Another four-layer day! But thankfully it stayed dry. We were keen to do the tour inside the Dudley tunnel, which is a maze of limestone tunnels, caverns and mine workings. We had hoped to take MM through the tunnel, but her cabin is just too wide at the top to fit. There's no way that we could have fitted under the guage.
We could only see a tiny proportion of the miles of tunnels and mine shafts, some of which are closed for safety reasons, some are well below the canal level and are now flooded as there are no longer pumps running to keep out the water. The area is famous for the fossils found in the limestone like this tail end of a trilobyte.
We were astounded to hear that two boatmen were capable of legging five boats tied together in a line, each carrying 30 tons of limestone or coal. Mind you, it took them four hours to "leg it" through the two mile tunnel.

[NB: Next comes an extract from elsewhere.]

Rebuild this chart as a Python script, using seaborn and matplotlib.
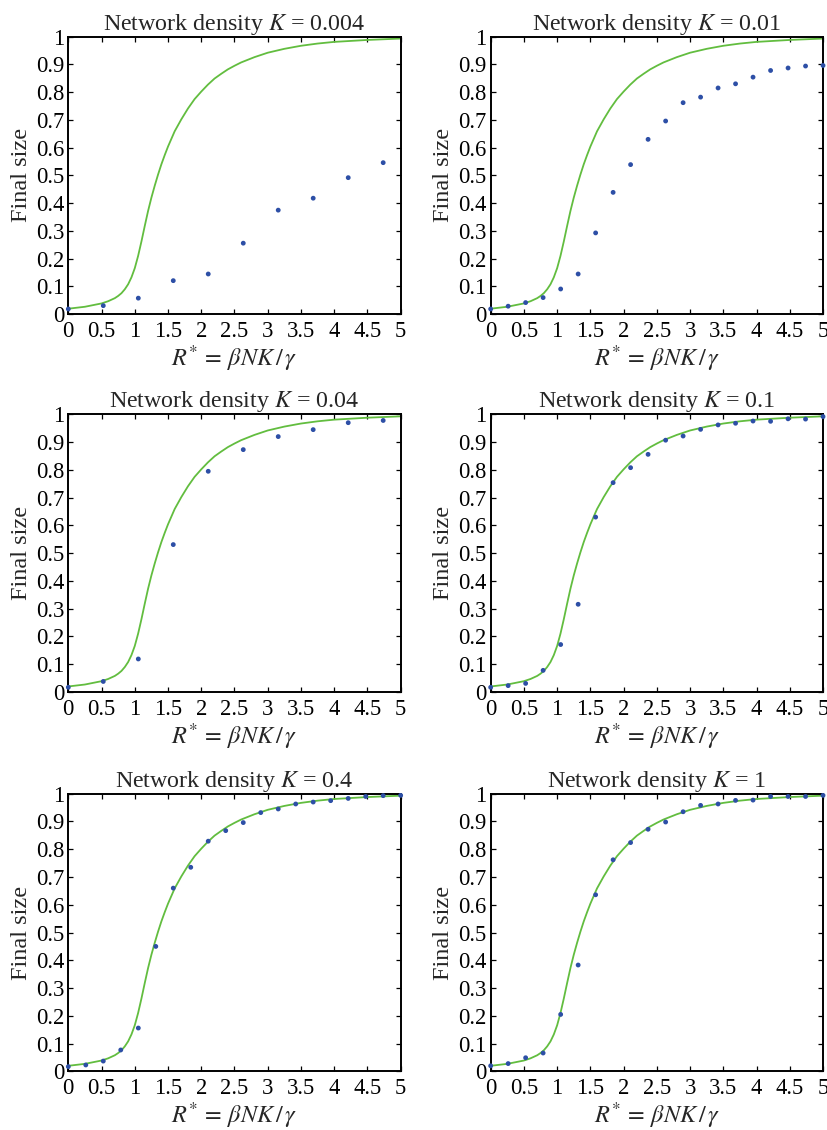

After a bacon roll at the little cafe run by the Dudley Tunnel Trust, we set off. Again, we found that the water in the canal round here is crystal clear, what a contrast to central Birmingham!
There is a wider tunnel that runs parallel to the Dudley tunnel about a mile to the east. So we set off along the Birmingham Canal Navigation, known as the BCN, to get to the Netherton tunnel. On the way, we passed over an aqueduct that carries the BCN over the canal that goes through Netherton tunnel, so we were given a bird's eye view of the tunnel we were about to go through.
Finally we moored up in a new office and housing development called The Waterside. Again, this used to be a huge steelworks until the 70's when it was redeveloped.
Trip: 176 miles, 132 locks and 139.1 hours.